— Problem to work on —
Wherever the string "this" occurs in a line of these records, report that line.

— Provided material —
▬▬▬▬▬▬▬▬▬▬
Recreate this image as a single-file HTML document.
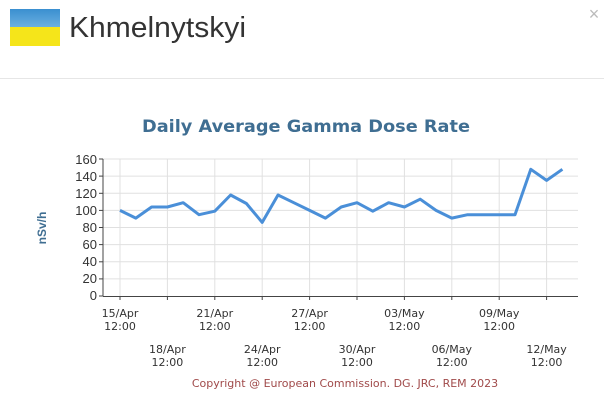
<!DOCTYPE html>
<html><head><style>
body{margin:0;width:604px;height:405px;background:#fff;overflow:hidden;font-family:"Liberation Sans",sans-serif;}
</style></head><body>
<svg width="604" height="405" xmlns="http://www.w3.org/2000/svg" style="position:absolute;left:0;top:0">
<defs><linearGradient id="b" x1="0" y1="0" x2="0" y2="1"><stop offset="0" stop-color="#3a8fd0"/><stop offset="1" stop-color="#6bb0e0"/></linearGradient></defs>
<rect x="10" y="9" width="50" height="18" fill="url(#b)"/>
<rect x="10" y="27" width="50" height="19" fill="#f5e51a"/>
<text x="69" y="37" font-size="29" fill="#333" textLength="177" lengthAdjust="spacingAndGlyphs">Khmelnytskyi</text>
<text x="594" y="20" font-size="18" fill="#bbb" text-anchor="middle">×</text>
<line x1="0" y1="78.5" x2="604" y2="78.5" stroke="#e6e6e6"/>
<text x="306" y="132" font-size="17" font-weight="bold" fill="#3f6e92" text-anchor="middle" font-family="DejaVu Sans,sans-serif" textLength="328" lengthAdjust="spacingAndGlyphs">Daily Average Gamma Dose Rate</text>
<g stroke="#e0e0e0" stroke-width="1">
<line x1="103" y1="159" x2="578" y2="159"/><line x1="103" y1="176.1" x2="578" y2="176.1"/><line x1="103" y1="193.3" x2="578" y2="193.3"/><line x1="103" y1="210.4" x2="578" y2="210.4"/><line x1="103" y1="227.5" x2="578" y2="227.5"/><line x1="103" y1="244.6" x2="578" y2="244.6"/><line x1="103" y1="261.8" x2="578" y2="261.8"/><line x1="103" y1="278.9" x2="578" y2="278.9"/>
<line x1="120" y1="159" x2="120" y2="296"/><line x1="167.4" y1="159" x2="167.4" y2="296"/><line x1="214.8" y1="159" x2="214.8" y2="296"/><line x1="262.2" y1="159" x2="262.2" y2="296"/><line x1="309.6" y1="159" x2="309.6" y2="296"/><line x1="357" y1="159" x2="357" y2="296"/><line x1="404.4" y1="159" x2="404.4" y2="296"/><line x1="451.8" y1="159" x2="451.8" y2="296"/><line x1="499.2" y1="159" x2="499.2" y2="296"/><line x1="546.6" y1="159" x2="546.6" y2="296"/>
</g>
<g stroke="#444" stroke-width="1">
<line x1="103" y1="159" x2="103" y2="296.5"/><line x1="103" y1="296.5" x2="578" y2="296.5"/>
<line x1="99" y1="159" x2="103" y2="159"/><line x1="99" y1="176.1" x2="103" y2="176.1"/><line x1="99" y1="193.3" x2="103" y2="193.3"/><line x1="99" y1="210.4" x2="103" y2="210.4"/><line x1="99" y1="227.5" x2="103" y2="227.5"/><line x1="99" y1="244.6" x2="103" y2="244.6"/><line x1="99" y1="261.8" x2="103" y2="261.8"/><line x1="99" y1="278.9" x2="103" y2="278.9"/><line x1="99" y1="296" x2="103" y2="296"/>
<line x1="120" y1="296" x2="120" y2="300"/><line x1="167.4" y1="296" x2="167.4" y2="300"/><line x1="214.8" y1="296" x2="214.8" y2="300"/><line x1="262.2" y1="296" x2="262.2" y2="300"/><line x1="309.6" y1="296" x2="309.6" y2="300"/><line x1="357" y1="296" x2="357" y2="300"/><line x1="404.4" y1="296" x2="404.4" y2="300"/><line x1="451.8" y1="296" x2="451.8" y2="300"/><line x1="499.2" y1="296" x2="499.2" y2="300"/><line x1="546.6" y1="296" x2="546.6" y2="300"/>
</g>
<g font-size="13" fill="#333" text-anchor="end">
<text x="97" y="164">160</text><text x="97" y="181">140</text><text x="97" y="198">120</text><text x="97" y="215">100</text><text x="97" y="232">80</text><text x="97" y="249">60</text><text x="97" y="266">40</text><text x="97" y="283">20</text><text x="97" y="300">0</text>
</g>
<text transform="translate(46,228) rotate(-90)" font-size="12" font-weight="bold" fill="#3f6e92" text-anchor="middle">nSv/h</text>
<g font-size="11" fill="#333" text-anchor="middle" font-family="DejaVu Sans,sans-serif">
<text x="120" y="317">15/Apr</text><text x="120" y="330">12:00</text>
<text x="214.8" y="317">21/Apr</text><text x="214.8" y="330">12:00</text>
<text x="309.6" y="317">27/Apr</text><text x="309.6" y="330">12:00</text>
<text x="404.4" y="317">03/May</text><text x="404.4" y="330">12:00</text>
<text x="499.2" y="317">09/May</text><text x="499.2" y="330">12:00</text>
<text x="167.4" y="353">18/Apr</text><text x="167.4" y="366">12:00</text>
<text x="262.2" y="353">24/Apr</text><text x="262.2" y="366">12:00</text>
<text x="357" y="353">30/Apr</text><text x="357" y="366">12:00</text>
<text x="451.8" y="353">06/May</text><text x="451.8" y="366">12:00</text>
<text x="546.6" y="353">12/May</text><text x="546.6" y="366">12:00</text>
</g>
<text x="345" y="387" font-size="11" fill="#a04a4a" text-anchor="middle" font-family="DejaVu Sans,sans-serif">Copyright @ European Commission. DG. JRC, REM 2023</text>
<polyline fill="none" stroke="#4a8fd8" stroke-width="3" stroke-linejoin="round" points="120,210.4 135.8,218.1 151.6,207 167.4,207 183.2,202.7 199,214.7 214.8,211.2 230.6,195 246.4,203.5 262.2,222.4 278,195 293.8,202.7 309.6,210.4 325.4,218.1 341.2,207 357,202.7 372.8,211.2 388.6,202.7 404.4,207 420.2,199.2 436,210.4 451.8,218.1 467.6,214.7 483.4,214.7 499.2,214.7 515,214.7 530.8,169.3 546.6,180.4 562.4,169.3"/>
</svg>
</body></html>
▬▬▬▬▬▬▬▬▬▬
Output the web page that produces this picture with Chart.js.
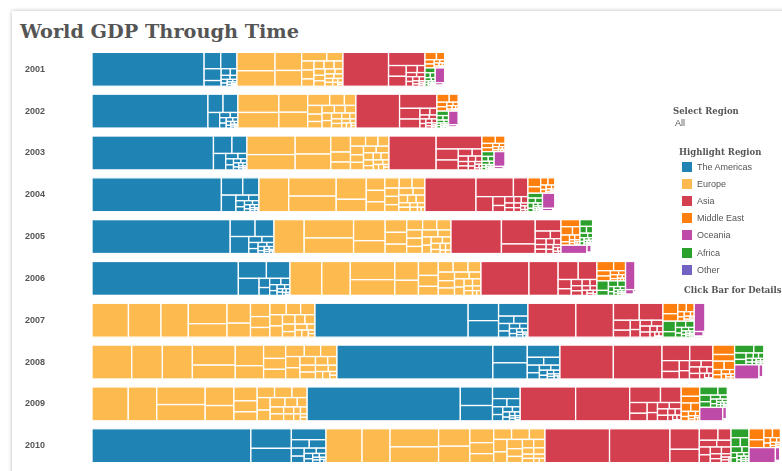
▬▬▬▬▬▬▬▬▬▬
— Task solution —
Recreate this image as a single-file HTML document.
Output the web page that produces this picture with Chart.js.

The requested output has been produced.